Books That Saved My Life
When I was five years old I used to walk to my local library. It was 1963 and it wasn't so strange then for young children to walk the streets. I used to sit on the wooden floor of the library and flick through the sparsly worded adventures of a little boy in Africa who faced the wrath of a tiger.
His mother made him a beautiful little red coat, and a pair of beautiful little blue trousers and his father bought him a green umbrella and a lovely pair of purple shoes with crimson soles and crimson linings.
On the inside cover is a picture of Little Black Sambo crying. I don't remember ever crying in those days but somehow I knew those tears were mine. Of course if published nowadays, the title, Little Black Sambo would cause a huge outcry, it did in fact have a controversial history.

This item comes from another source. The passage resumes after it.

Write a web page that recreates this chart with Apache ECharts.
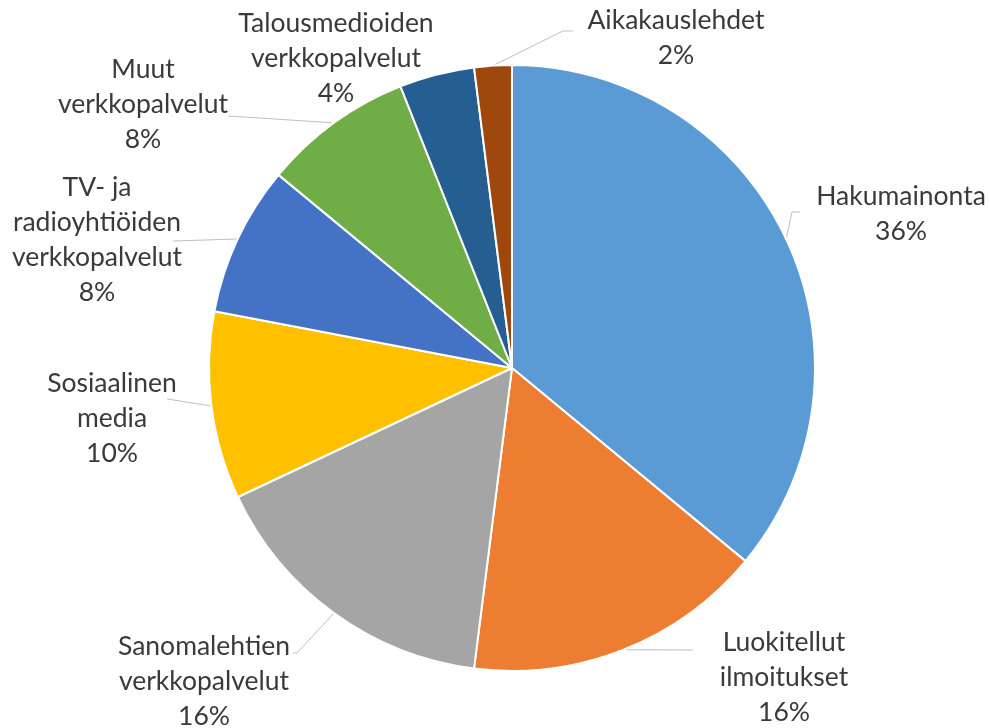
<!DOCTYPE html>
<html>
<head>
<meta charset="utf-8">
<script src="https://cdn.jsdelivr.net/npm/echarts@6/dist/echarts.min.js"></script>
<style>
  html, body { margin: 0; padding: 0; background: #fff; }
  #chart { width: 990px; height: 728px; }
</style>
</head>
<body>
<div id="chart"></div>
<script>
// 数据
var categories = [
    'Hakumainonta',
    'Luokitellut\nilmoitukset',
    'Sanomalehtien\nverkkopalvelut',
    'Sosiaalinen\nmedia',
    'TV- ja\nradioyhtiöiden\nverkkopalvelut',
    'Muut\nverkkopalvelut',
    'Talousmedioiden\nverkkopalvelut',
    'Aikakauslehdet'
];
var values = [36, 16, 16, 10, 8, 8, 4, 2];
var colors = ['#5B9BD5', '#ED7D31', '#A5A5A5', '#FFC000', '#4472C4', '#70AD47', '#255E91', '#9E480E'];

// label placement, relative to the pie centre (px)
var labelPos = [[389, -154], [272, 309], [-308, 313], [-400, 50], [-415, -128], [-369, -264], [-176, -310], [164, -330]];
// leader line bend + end, relative to the pie centre (null = no line)
var lineEnds = [
    [[280, -156], [288, -156]],
    [[181, 282], [181, 282]],
    [[-215, 285], [-219, 285]],
    [[-345, 31], [-345, 31]],
    [[-339, -127], [-339, -127]],
    [[-284, -252], [-284, -252]],
    null,
    [[51, -337], [61, -337]]
];

var cx = 512, cy = 368, R = 303;
var total = 0;
for (var i = 0; i < values.length; i++) total += values[i];

function midAngle(idx) {
    var before = 0;
    for (var k = 0; k < idx; k++) before += values[k];
    return (before + values[idx] / 2) / total * Math.PI * 2;
}

var pieData = [];
for (var i = 0; i < values.length; i++) {
    pieData.push({
        name: categories[i],
        value: values[i],
        itemStyle: { color: colors[i] },
        labelLine: { show: lineEnds[i] !== null }
    });
}

var myChart = echarts.init(document.getElementById('chart'));
var option = {
    animation: false,
    series: [{
        type: 'pie',
        center: [cx, cy],
        radius: R,
        startAngle: 90,
        clockwise: true,
        avoidLabelOverlap: false,
        percentPrecision: 0,
        itemStyle: {
            borderColor: '#ffffff',
            borderWidth: 2
        },
        label: {
            show: true,
            position: 'outside',
            formatter: '{b}\n{d}%',
            fontFamily: 'Lato',
            fontSize: 26.5,
            lineHeight: 35,
            color: '#3a3a3a',
            align: 'center'
        },
        labelLine: {
            show: true,
            lineStyle: { color: '#bfbfbf', width: 1 }
        },
        labelLayout: function (params) {
            var idx = params.dataIndex;
            var res = {
                x: cx + labelPos[idx][0],
                y: cy + labelPos[idx][1],
                align: 'center',
                verticalAlign: 'middle'
            };
            var le = lineEnds[idx];
            if (le) {
                var a = midAngle(idx);
                res.labelLinePoints = [
                    [cx + R * Math.sin(a), cy - R * Math.cos(a)],
                    [cx + le[0][0], cy + le[0][1]],
                    [cx + le[1][0], cy + le[1][1]]
                ];
            }
            return res;
        },
        data: pieData
    }]
};
myChart.setOption(option);
</script>
</body>
</html>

The original illustrations by Helen Bannerman showed a caricatured Southern Indian or Tamil child. Bannerman wrote the story for her two daughters in 1898 when they were sent away to a hill station to escape the worst of the heat while their parents remained in Madras. Sadly it's thought, the story may have contributed to the use of the word "sambo" as a racial slur. The book's success led to many pirated, inexpensive, widely available versions that incorporated popular stereotypes of "black" peoples. In 1932 Langston Hughes, poet, social activist, novelist, and playwright confronted racial stereotypes, and criticised Little Black Sambo as a typical "pickaninny" storybook which was hurtful to black children, and gradually the book disappeared from lists of recommended stories for children. The book was banned in Japan as late as 1988.
However to me the book was my saviour. I didn't understand what cruel connotations Sambo had or that this little boy had a different colour skin to me, I would learn those lessons later in life. In 1963, Little Black Sambo was my hero, he faced the tigers who wanted to eat him and used cunning to outwit them. This was one of the first books that saved my life!